INSTRUCTION:
Gather each line containing the string "that" from these entries.
# STORED RECORDS start
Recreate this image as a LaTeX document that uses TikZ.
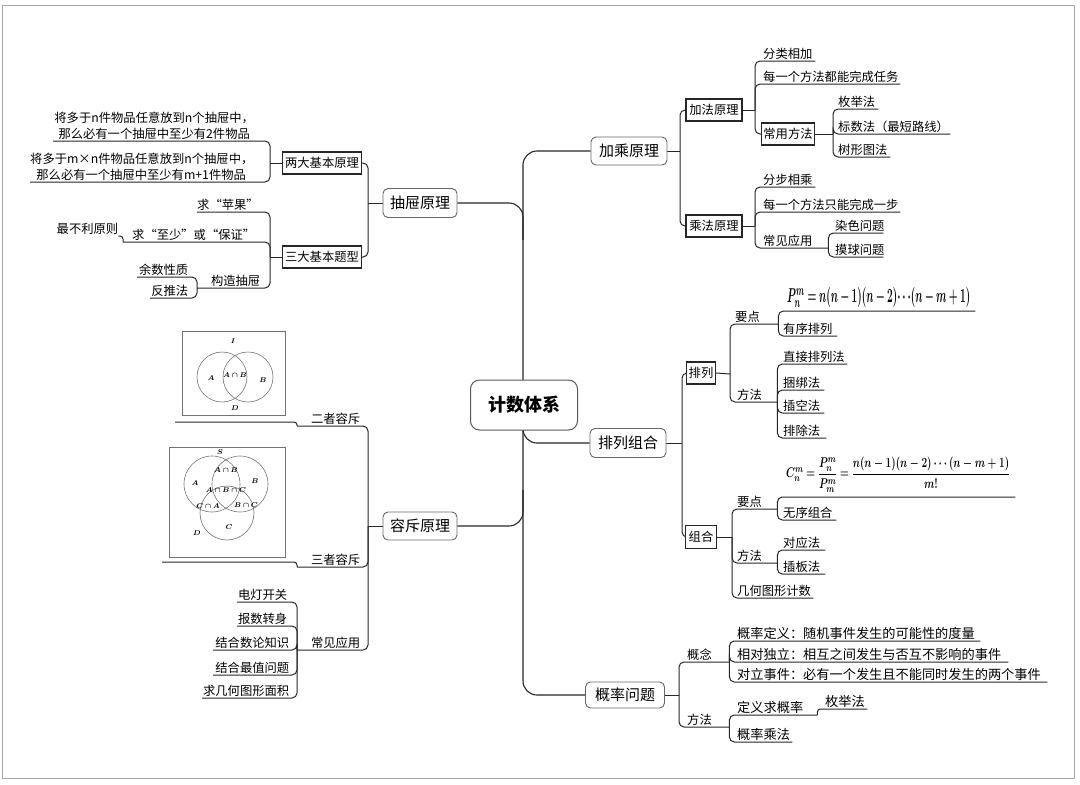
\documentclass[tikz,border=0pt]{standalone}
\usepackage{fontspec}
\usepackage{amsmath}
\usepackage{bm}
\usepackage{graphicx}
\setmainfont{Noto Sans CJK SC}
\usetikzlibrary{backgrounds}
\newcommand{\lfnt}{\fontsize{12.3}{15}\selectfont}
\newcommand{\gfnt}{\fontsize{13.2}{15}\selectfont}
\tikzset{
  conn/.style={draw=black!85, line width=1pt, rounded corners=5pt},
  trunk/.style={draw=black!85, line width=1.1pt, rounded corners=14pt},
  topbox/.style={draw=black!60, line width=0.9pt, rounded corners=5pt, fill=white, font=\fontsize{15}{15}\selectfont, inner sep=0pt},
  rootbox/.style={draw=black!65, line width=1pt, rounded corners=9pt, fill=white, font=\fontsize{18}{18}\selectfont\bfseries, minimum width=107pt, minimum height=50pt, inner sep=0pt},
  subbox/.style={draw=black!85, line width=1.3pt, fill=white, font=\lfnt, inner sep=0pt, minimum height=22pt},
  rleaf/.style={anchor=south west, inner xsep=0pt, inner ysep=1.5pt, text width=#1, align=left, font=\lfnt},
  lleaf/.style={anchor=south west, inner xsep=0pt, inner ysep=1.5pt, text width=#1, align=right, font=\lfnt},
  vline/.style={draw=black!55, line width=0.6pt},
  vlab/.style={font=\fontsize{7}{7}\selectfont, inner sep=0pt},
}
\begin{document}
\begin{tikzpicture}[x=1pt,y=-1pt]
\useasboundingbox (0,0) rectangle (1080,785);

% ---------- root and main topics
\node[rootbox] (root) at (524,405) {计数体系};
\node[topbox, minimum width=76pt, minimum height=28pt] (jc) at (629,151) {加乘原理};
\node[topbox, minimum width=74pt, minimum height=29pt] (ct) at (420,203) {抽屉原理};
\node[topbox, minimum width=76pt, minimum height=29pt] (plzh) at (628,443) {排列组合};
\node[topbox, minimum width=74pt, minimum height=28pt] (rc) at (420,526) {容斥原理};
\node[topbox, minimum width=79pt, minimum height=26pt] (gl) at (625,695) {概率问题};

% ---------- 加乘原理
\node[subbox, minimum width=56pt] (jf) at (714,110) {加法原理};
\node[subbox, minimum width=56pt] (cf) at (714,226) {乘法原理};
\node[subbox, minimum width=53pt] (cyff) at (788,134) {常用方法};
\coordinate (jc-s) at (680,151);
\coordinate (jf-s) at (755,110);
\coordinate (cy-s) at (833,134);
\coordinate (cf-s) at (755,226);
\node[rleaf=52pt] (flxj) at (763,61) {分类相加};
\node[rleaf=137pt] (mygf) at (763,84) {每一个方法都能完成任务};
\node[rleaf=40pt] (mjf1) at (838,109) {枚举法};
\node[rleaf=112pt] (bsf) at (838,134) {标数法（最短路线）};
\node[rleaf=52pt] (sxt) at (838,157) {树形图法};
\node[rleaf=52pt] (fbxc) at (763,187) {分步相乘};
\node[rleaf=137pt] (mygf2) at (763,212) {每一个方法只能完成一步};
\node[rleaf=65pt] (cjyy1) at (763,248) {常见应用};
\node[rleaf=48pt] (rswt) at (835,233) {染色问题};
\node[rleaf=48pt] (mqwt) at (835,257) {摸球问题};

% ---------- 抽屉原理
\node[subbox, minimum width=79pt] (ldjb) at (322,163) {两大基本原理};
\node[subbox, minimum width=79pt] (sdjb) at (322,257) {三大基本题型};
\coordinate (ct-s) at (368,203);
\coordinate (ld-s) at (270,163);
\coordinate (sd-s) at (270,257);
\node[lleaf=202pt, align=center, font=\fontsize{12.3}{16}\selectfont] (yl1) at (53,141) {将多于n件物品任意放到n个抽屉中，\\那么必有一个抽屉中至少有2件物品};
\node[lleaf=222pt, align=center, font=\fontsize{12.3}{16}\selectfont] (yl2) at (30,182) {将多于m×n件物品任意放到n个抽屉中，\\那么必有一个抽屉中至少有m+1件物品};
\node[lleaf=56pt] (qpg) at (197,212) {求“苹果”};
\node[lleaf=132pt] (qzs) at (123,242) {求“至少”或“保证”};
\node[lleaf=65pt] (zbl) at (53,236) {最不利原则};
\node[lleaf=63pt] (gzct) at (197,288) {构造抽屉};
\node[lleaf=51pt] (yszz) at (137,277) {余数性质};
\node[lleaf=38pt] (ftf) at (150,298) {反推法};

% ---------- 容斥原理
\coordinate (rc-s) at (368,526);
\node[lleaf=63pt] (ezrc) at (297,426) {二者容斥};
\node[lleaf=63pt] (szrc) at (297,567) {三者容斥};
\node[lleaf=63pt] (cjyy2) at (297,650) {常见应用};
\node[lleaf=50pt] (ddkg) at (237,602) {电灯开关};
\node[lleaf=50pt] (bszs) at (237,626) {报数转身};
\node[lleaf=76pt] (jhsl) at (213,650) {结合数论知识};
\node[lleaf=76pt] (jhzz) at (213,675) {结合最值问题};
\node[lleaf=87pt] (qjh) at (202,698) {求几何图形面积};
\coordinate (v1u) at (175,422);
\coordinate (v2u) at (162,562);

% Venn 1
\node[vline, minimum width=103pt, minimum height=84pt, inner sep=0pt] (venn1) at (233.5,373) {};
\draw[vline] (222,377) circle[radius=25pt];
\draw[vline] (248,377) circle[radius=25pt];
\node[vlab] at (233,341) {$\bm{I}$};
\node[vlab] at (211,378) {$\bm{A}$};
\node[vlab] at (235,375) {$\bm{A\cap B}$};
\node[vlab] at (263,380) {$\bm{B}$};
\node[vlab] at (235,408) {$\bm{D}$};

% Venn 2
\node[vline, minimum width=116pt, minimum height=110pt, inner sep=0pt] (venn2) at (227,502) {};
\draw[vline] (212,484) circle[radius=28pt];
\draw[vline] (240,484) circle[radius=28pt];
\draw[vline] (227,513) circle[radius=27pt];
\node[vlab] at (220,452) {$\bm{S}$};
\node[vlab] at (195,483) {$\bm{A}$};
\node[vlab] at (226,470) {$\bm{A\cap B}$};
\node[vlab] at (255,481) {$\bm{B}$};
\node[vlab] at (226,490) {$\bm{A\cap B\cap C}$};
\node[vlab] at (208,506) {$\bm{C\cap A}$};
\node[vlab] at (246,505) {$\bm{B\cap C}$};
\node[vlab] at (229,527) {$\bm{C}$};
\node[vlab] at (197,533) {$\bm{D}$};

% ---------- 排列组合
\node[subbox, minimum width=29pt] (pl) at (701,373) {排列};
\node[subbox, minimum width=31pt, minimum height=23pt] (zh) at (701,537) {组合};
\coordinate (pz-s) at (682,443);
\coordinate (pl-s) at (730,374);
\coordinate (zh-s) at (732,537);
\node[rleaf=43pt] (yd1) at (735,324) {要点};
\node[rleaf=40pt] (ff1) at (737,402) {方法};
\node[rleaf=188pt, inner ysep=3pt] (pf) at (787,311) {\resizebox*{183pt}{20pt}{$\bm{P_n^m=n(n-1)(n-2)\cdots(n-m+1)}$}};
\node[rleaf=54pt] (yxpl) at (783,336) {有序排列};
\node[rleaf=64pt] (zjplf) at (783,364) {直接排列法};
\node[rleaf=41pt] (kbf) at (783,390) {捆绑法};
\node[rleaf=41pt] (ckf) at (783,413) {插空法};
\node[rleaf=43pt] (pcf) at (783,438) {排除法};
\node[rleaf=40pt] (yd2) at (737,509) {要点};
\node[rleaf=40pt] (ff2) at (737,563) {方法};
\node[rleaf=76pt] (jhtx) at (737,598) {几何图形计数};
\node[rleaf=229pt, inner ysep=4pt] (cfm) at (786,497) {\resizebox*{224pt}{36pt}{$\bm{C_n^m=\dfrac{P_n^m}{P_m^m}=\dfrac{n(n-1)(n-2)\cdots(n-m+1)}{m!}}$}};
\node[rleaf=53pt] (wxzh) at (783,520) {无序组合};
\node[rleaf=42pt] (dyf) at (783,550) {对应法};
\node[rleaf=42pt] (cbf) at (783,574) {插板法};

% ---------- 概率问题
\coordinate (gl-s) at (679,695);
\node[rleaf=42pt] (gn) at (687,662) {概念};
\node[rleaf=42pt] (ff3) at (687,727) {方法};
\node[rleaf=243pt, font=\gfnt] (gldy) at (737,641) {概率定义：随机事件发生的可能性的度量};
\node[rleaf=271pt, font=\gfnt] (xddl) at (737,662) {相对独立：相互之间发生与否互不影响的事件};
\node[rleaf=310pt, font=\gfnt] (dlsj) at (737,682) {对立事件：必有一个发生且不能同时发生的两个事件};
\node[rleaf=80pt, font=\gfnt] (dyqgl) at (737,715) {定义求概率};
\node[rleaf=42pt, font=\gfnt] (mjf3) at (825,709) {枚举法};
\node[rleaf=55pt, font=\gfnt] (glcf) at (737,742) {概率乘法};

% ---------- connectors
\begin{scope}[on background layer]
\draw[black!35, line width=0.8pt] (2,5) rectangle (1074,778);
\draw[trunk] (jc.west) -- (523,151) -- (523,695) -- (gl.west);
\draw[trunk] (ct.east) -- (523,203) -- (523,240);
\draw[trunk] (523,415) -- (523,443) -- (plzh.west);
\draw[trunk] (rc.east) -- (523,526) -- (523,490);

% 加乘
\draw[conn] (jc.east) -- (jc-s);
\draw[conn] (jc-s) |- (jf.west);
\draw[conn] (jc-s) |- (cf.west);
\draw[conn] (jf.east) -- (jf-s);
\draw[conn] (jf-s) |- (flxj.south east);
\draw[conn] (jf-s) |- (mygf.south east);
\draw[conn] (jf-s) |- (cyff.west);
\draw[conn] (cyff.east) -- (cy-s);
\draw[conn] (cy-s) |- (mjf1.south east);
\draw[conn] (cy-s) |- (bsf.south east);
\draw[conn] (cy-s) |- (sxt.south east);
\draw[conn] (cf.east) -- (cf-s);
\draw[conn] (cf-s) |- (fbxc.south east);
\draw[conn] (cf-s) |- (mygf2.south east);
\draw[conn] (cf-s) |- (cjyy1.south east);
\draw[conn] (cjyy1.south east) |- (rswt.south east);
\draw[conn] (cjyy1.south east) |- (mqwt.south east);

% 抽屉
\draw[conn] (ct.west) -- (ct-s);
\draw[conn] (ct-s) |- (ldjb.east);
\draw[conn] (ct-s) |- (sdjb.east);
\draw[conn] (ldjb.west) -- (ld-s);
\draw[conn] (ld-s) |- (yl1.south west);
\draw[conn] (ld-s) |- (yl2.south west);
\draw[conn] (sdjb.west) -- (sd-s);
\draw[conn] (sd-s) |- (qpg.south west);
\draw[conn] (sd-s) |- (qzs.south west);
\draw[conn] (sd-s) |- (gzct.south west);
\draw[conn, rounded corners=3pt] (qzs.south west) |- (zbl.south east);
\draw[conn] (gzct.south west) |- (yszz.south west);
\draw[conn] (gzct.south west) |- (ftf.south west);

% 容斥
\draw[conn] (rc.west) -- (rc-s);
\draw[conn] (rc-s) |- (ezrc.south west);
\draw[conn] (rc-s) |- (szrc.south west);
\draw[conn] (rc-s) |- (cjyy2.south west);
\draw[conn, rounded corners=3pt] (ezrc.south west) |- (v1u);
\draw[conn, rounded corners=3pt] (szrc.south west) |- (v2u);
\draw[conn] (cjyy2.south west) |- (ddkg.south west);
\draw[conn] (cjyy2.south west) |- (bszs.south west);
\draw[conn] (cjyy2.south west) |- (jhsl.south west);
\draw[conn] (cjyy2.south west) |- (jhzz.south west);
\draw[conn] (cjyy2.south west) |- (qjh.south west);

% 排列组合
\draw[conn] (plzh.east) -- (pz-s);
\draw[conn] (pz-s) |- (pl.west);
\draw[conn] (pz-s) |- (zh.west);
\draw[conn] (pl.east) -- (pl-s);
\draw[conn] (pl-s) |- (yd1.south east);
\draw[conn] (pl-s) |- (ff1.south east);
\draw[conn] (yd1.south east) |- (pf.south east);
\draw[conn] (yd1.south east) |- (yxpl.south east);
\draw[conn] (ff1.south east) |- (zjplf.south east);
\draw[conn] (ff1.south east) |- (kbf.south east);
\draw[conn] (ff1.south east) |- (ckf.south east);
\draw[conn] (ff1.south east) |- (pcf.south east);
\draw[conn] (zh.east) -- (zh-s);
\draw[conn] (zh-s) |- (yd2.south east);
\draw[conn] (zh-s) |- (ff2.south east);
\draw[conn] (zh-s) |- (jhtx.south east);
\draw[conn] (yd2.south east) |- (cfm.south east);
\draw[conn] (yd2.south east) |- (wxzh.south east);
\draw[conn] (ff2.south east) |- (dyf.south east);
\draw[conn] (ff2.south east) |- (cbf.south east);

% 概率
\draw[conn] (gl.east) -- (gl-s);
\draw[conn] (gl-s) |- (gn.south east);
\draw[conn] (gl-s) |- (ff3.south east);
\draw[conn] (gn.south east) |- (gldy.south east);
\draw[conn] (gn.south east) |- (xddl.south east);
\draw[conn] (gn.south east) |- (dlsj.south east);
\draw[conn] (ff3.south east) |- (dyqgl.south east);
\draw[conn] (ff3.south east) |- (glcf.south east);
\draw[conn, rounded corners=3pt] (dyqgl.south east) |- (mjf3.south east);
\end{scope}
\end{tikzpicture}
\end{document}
# STORED RECORDS end
# STORED RECORDS start
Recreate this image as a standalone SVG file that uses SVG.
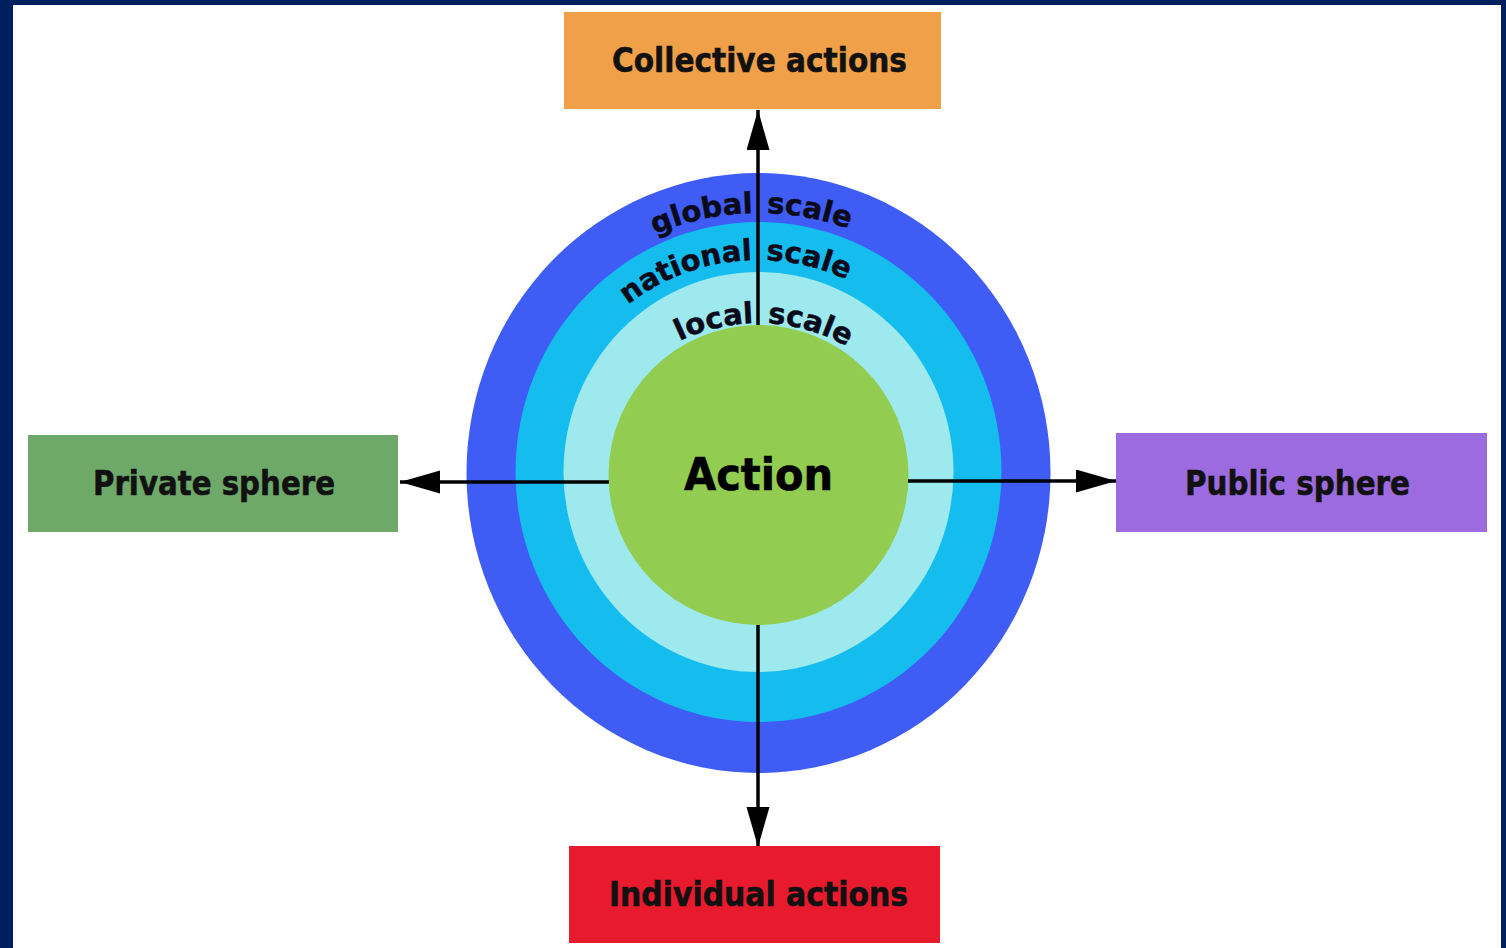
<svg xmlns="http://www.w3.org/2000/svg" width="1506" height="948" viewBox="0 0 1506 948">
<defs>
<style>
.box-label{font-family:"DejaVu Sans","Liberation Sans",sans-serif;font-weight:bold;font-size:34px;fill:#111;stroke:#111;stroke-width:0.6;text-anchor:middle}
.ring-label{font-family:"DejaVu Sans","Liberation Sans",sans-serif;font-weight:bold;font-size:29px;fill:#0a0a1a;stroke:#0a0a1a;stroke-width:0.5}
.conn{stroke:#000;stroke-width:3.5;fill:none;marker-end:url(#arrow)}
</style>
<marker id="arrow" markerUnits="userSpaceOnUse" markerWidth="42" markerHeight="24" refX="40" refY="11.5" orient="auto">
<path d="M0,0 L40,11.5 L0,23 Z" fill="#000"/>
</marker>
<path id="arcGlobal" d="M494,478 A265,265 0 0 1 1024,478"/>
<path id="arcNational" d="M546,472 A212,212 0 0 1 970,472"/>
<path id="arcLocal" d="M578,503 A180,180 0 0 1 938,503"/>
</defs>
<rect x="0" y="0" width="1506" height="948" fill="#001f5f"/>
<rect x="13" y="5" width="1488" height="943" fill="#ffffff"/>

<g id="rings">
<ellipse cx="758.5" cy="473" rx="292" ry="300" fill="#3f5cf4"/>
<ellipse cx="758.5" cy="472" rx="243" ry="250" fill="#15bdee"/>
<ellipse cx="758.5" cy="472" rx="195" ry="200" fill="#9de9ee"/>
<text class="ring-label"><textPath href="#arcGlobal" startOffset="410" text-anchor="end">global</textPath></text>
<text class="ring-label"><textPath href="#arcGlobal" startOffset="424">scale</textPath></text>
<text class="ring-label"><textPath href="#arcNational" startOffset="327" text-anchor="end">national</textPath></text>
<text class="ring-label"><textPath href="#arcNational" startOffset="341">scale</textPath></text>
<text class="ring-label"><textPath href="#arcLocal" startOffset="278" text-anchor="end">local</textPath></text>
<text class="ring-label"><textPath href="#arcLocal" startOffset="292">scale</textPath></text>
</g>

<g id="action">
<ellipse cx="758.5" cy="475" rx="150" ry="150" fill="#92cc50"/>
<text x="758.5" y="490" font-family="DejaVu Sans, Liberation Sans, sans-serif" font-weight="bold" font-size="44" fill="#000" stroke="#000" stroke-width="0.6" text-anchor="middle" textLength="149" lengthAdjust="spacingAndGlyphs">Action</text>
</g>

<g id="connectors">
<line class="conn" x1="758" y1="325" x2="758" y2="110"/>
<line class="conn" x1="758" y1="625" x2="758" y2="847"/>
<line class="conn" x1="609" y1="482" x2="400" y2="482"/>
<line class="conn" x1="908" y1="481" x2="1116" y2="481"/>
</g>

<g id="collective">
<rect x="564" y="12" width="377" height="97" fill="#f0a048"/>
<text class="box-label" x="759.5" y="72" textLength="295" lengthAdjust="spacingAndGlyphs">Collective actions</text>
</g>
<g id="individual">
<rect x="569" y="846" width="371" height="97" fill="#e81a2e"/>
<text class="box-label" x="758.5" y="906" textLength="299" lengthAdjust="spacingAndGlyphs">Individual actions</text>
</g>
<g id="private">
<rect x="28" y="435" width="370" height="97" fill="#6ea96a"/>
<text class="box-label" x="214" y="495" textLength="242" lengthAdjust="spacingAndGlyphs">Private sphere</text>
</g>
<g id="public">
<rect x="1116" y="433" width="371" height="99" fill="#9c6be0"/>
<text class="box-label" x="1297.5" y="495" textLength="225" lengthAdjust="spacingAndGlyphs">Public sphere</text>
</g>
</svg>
# STORED RECORDS end
ANSWER TO THIS TASK:
Recreate this image as a LaTeX document that uses TikZ.
Recreate this image as a standalone SVG file that uses SVG.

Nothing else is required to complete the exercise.